Les procureurs sont-ils les acteurs professionnels d'une autorité judiciaire indépendante
ou les agents d'exécution des politiques publiques du pouvoir en place ? Ces magistrats
sont placés au centre du système pénal et, dès lors, au coeur des débats quant à
son fonctionnement et son indépendance. Le «parquet» occupe ainsi une position
stratégique dans le cadre des réformes de la procédure pénale qui sont régulièrement
à l'ordre du jour du gouvernement français, à l'heure où il est question de supprimer
la fonction de juge d'instruction. Le présent ouvrage s'appuie sur les résultats
d'un programme de recherche d'envergure sur le métier de procureur de la République
(qui dirige le parquet de chaque tribunal). Il pénètre de la sorte dans la boîte noire
de son travail, de ses difficultés, de ses évolutions, de la manière dont sont conduites
les «politiques pénales» et de son lien toujours incertain avec le pouvoir exécutif dont
il dépend hiérarchiquement.
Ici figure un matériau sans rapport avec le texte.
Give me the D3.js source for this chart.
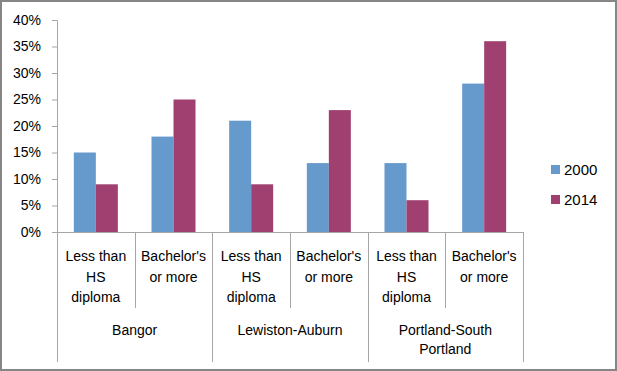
<!DOCTYPE html>
<html>
<head>
<script src="https://d3js.org/d3.v7.min.js"></script>
<style>
  body { margin: 0; background: #fff; }
  svg text { font-family: "Liberation Sans", Arial, sans-serif; font-size: 14px; fill: #000; }
</style>
</head>
<body>
<svg id="chart" width="617" height="371"></svg>
<script>
  // data
  let regions = ['Bangor', 'Lewiston-Auburn', 'Portland-South Portland'];
  let regionLines = [['Bangor'], ['Lewiston-Auburn'], ['Portland-South', 'Portland']];
  let levels = ['Less than HS diploma', "Bachelor's or more"];
  let levelLines = [['Less than', 'HS', 'diploma'], ["Bachelor's", 'or more']];
  let years = ['2000', '2014'];
  let values2000 = [15, 18, 21, 13, 13, 28];
  let values2014 = [9, 25, 9, 23, 6, 36];
  let yTicks = [0, 5, 10, 15, 20, 25, 30, 35, 40];
  let colors = ['#6699cc', '#a04070'];

  let svg = d3.select('#chart');
  let axisColor = '#a6a6a6';

  // outer frame
  svg.append('rect')
    .attr('x', 1).attr('y', 1).attr('width', 615).attr('height', 369)
    .attr('fill', 'none').attr('stroke', '#868686').attr('stroke-width', 2);

  let plotLeft = 57, plotRight = 523, plotTop = 20, plotBottom = 232;

  // one slot per region/level pair
  let cats = [];
  regions.forEach((r, ri) => levels.forEach((l, li) => cats.push({ key: ri + '|' + li, ri: ri, li: li })));
  let series = [values2000, values2014];

  let x = d3.scaleBand().domain(cats.map(c => c.key)).range([plotLeft, plotRight]).paddingInner(0).paddingOuter(0);
  let xInner = d3.scaleBand().domain(years).range([0, 44]);
  let y = d3.scaleLinear().domain([0, 40]).range([plotBottom, plotTop]);

  // bars
  cats.forEach((c, i) => {
    let g = svg.append('g').attr('transform', `translate(${x(c.key) + (x.bandwidth() - 44) / 2},0)`);
    g.selectAll('rect')
      .data(years.map((yr, k) => ({ yr: yr, v: series[k][i], k: k })))
      .enter().append('rect')
      .attr('x', d => xInner(d.yr))
      .attr('width', xInner.bandwidth())
      .attr('y', d => y(d.v))
      .attr('height', d => plotBottom - y(d.v))
      .attr('fill', d => colors[d.k]);
  });

  // y axis
  let yAxis = d3.axisLeft(y).tickValues(yTicks).tickFormat(d => d + '%').tickSize(5).tickPadding(11);
  let ya = svg.append('g').attr('transform', `translate(${plotLeft},0)`).call(yAxis);
  ya.selectAll('path, line').attr('stroke', axisColor);
  ya.selectAll('text').style('font-family', '"Liberation Sans", Arial, sans-serif').style('font-size', '14px').attr('fill', '#000');

  // x axis baseline
  svg.append('line').attr('x1', plotLeft).attr('x2', plotRight).attr('y1', plotBottom + 0.5).attr('y2', plotBottom + 0.5)
    .attr('stroke', axisColor);

  // dividers: short between levels, long between regions
  let edges = d3.range(cats.length + 1).map(i => plotLeft + i * x.step());
  edges.forEach((ex, i) => {
    let long = i % levels.length === 0;
    svg.append('line')
      .attr('x1', Math.round(ex) + 0.5).attr('x2', Math.round(ex) + 0.5)
      .attr('y1', plotBottom).attr('y2', long ? 362 : 308)
      .attr('stroke', axisColor);
  });

  // level labels
  cats.forEach(c => {
    let t = svg.append('text').attr('text-anchor', 'middle')
      .attr('x', x(c.key) + x.bandwidth() / 2).attr('y', 261);
    levelLines[c.li].forEach((ln, k) => t.append('tspan').attr('x', x(c.key) + x.bandwidth() / 2)
      .attr('dy', k === 0 ? 0 : 20.5).text(ln));
  });

  // region labels
  regions.forEach((r, ri) => {
    let cx = plotLeft + (ri * levels.length + levels.length / 2) * x.step();
    let t = svg.append('text').attr('text-anchor', 'middle').attr('x', cx).attr('y', 335);
    regionLines[ri].forEach((ln, k) => t.append('tspan').attr('x', cx).attr('dy', k === 0 ? 0 : 19).text(ln));
  });

  // legend
  let legend = svg.append('g').attr('transform', 'translate(551,165)');
  years.forEach((yr, k) => {
    legend.append('rect').attr('x', 0).attr('y', k * 30).attr('width', 9).attr('height', 9).attr('fill', colors[k]);
    legend.append('text').attr('x', 13).attr('y', k * 30 + 10).style('font-size', '15px').text(yr);
  });
</script>
</body>
</html>
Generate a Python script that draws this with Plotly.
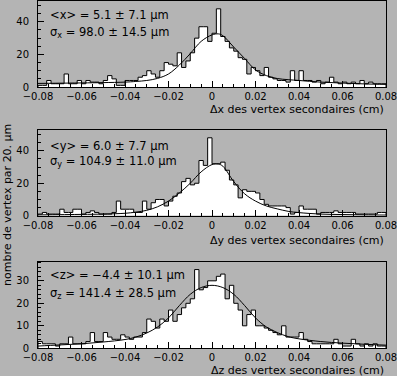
import plotly.graph_objects as go

# ---------------- data ----------------
BIN_LO, BIN_HI, BIN_W = -0.08, 0.08, 0.002  # 20 um bins

counts_x = [1, 1, 4, 2, 2, 2, 8, 2, 2, 4, 2, 4, 3, 3, 2, 4, 7, 5, 1, 1,
            4, 4, 4, 6, 7, 10, 8, 6, 10, 15, 14, 13, 21, 12, 16, 21, 30, 37, 37, 28,
            33, 48, 31, 28, 24, 22, 18, 17, 8, 12, 10, 7, 12, 6, 5, 4, 4, 3, 10, 4,
            10, 4, 4, 3, 4, 2, 3, 6, 3, 2, 3, 2, 3, 2, 4, 2, 3, 2, 2, 2]
counts_y = [1, 2, 1, 1, 1, 4, 2, 2, 4, 4, 1, 2, 3, 2, 1, 1, 1, 2, 9, 4,
            4, 4, 2, 2, 9, 4, 8, 10, 10, 6, 9, 12, 14, 21, 23, 19, 20, 34, 31, 48,
            32, 32, 33, 28, 22, 19, 11, 16, 15, 15, 14, 10, 7, 6, 6, 6, 6, 5, 1, 2,
            6, 4, 4, 4, 1, 2, 2, 2, 3, 2, 2, 2, 2, 1, 1, 1, 1, 1, 2, 2]
counts_z = [3, 2, 2, 2, 1, 2, 2, 5, 2, 2, 2, 3, 7, 3, 3, 7, 5, 4, 4, 6,
            5, 4, 5, 5, 7, 13, 12, 9, 13, 12, 17, 12, 15, 18, 20, 22, 35, 26, 27, 30,
            30, 32, 33, 22, 28, 20, 17, 10, 15, 17, 10, 10, 9, 8, 7, 6, 10, 5, 5, 5,
            7, 4, 3, 2, 2, 2, 2, 2, 4, 2, 1, 1, 4, 2, 1, 2, 1, 2, 1, 1]

# fitted curves
fit_x_pos = [-0.08, -0.06, -0.05, -0.04, -0.035, -0.03, -0.025, -0.02, -0.015, -0.01, -0.005,
             0.0, 0.003, 0.005, 0.01, 0.015, 0.02, 0.025, 0.03, 0.035, 0.04, 0.05, 0.06, 0.07, 0.08]
fit_x_val = [2.2, 2.5, 2.7, 3.0, 3.4, 4.0, 5.3, 8.0, 13.5, 20.5, 28.0,
             32.0, 32.6, 31.5, 24.5, 17.5, 10.5, 7.0, 5.2, 4.5, 4.0, 3.0, 2.4, 1.9, 1.6]
fit_y_pos = fit_x_pos
fit_y_val = [0.5, 0.8, 1.0, 1.5, 2.2, 3.3, 5.5, 9.0, 14.0, 20.0, 27.0,
             31.5, 31.8, 30.5, 21.0, 13.5, 9.0, 6.0, 4.2, 2.7, 1.9, 1.0, 0.7, 0.5, 0.4]
fit_z_pos = [-0.08, -0.07, -0.06, -0.05, -0.04, -0.035, -0.03, -0.025, -0.02, -0.015, -0.01, -0.005,
             0.0, 0.005, 0.01, 0.015, 0.02, 0.025, 0.03, 0.035, 0.04, 0.05, 0.06, 0.07, 0.08]
fit_z_val = [1.0, 1.5, 2.0, 2.8, 3.9, 5.0, 6.8, 9.5, 13.5, 19.0, 24.0, 27.0,
             28.0, 27.0, 24.0, 19.0, 13.5, 9.5, 7.0, 5.2, 4.2, 3.0, 2.3, 1.8, 1.4]

mean_labels = ["&lt;x&gt; = 5.1 ± 7.1 µm", "&lt;y&gt; = 6.0 ± 7.7 µm", "&lt;z&gt; = −4.4 ± 10.1 µm"]
sigma_labels = ["σ<sub>x</sub> = 98.0 ± 14.5 µm", "σ<sub>y</sub> = 104.9 ± 11.0 µm",
                "σ<sub>z</sub> = 141.4 ± 28.5 µm"]
x_titles = ["Δx des vertex secondaires (cm)", "Δy des vertex secondaires (cm)",
            "Δz des vertex secondaires (cm)"]
y_title = "nombre de vertex par 20. µm"
y_ranges = [[0, 52.8], [0, 52.8], [0, 38.5]]
y_dticks = [20, 20, 10]
y_minor = [5, 5, 2]

# ---------------- figure ----------------
W, H = 397, 376
GRAY = "#b4b4b4"
FONT = "DejaVu Sans"

x_dom = [38 / W, 386 / W]
# (top px, bottom px) of each plot area
panels_px = [(1, 87), (130, 215.7), (261.7, 348.3)]

nb = len(counts_x)
edges = [BIN_LO + BIN_W * i for i in range(nb)]

fig = go.Figure()
all_counts = [counts_x, counts_y, counts_z]
fits = [(fit_x_pos, fit_x_val), (fit_y_pos, fit_y_val), (fit_z_pos, fit_z_val)]

for k in range(3):
    xa = "x" if k == 0 else f"x{k+1}"
    ya = "y" if k == 0 else f"y{k+1}"
    c = all_counts[k]
    xs = [BIN_LO] + edges + [BIN_HI, BIN_HI]
    ys = [0] + c + [c[-1], 0]
    fig.add_trace(go.Scatter(x=xs, y=ys, mode="lines", line=dict(shape="hv", color="black", width=1),
                             fill="tozeroy", fillcolor="white", xaxis=xa, yaxis=ya,
                             hoverinfo="skip", showlegend=False))
    fx, fv = fits[k]
    fig.add_trace(go.Scatter(x=fx, y=fv, mode="lines",
                             line=dict(shape="spline", smoothing=1.0, color="black", width=1),
                             xaxis=xa, yaxis=ya, hoverinfo="skip", showlegend=False))

layout = dict(
    width=W, height=H, margin=dict(l=0, r=0, t=0, b=0, autoexpand=False),
    paper_bgcolor=GRAY, plot_bgcolor=GRAY,
    font=dict(family=FONT, size=10, color="black"),
    showlegend=False,
)

annotations = []
for k in range(3):
    top, bot = panels_px[k]
    y_dom = [1 - bot / H, 1 - top / H]
    xkey = "xaxis" if k == 0 else f"xaxis{k+1}"
    ykey = "yaxis" if k == 0 else f"yaxis{k+1}"
    xa = "x" if k == 0 else f"x{k+1}"
    ya = "y" if k == 0 else f"y{k+1}"
    layout[xkey] = dict(
        domain=x_dom, anchor=ya, range=[BIN_LO, BIN_HI], dtick=0.02, tick0=0,
        ticks="inside", ticklen=6, tickcolor="black", tickwidth=1,
        showline=True, linecolor="black", linewidth=1, mirror=True,
        showgrid=False, zeroline=False, ticklabelstandoff=0, automargin=False,
        ticklabeloverflow="allow",
        tickfont=dict(family=FONT, size=10, color="black"),
        minor=dict(dtick=0.005, ticklen=3, ticks="inside", tickcolor="black", showgrid=False),
    )
    layout[ykey] = dict(
        domain=y_dom, anchor=xa, range=y_ranges[k], dtick=y_dticks[k], tick0=0,
        ticks="inside", ticklen=6, tickcolor="black", tickwidth=1,
        showline=True, linecolor="black", linewidth=1, mirror=True,
        showgrid=False, zeroline=False, ticklabelstandoff=6, automargin=False,
        ticklabeloverflow="allow",
        tickfont=dict(family=FONT, size=10, color="black"),
        minor=dict(dtick=y_minor[k], ticklen=3, ticks="inside", tickcolor="black", showgrid=False),
    )

# text positions (px)
mean_y = [15, 146, 275]
sigma_y = [32.5, 161.5, 293]
xtitle_y = [109.5, 240.5, 370]
for k in range(3):
    annotations.append(dict(text=mean_labels[k], x=48 / W, y=1 - mean_y[k] / H, xref="paper", yref="paper",
                            xanchor="left", yanchor="middle", showarrow=False,
                            font=dict(family=FONT, size=11.5, color="black")))
    annotations.append(dict(text=sigma_labels[k], x=48 / W, y=1 - sigma_y[k] / H, xref="paper", yref="paper",
                            xanchor="left", yanchor="middle", showarrow=False,
                            font=dict(family=FONT, size=11.5, color="black")))
    annotations.append(dict(text=x_titles[k], x=386 / W, y=1 - xtitle_y[k] / H, xref="paper", yref="paper",
                            xanchor="right", yanchor="middle", showarrow=False,
                            font=dict(family=FONT, size=11, color="black")))
annotations.append(dict(text=y_title, x=7 / W, y=1 - 205 / H, xref="paper", yref="paper",
                        xanchor="center", yanchor="middle", textangle=-90, showarrow=False,
                        font=dict(family=FONT, size=11, color="black")))
layout["annotations"] = annotations

fig.update_layout(**layout)
fig.write_html("out.html", config={"displayModeBar": False, "staticPlot": True},
               post_script="document.body.style.margin='0';document.body.style.overflow='hidden';")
Derrière l'image d'Épinal d'un procureur animé par la seule
logique d'une répression accrue et soumis à la tutelle du politique se profilent en réalité
des enjeux plus complexes tels ceux des réponses aux flux croissants de dossiers, de
la gestion des moyens et des hommes, du lien avec les dispositifs des politiques locales
ou des relations avec la police judiciaire. Quant à la question de l'autonomie, elle répond
à des logiques plus subtiles et mouvantes qu'un regard furtif ne laisserait penser.
Aussi les carrières de ces magistrats, la matière de leur travail quotidien, leurs prises
de position professionnelles et leurs stratégies collectives sont saisies par les outils
méthodologiques de la sociologie des compétences professionnelles et de la
psychologie du travail. En outre, deux chapitres envisagent la réalité du fonctionnement
institutionnel et professionnel des parquets de quelques pays proches de la France
(Allemagne, Belgique, Espagne, Italie, Hollande), permettant de mettre en perspective
les enjeux propres à la France en la matière.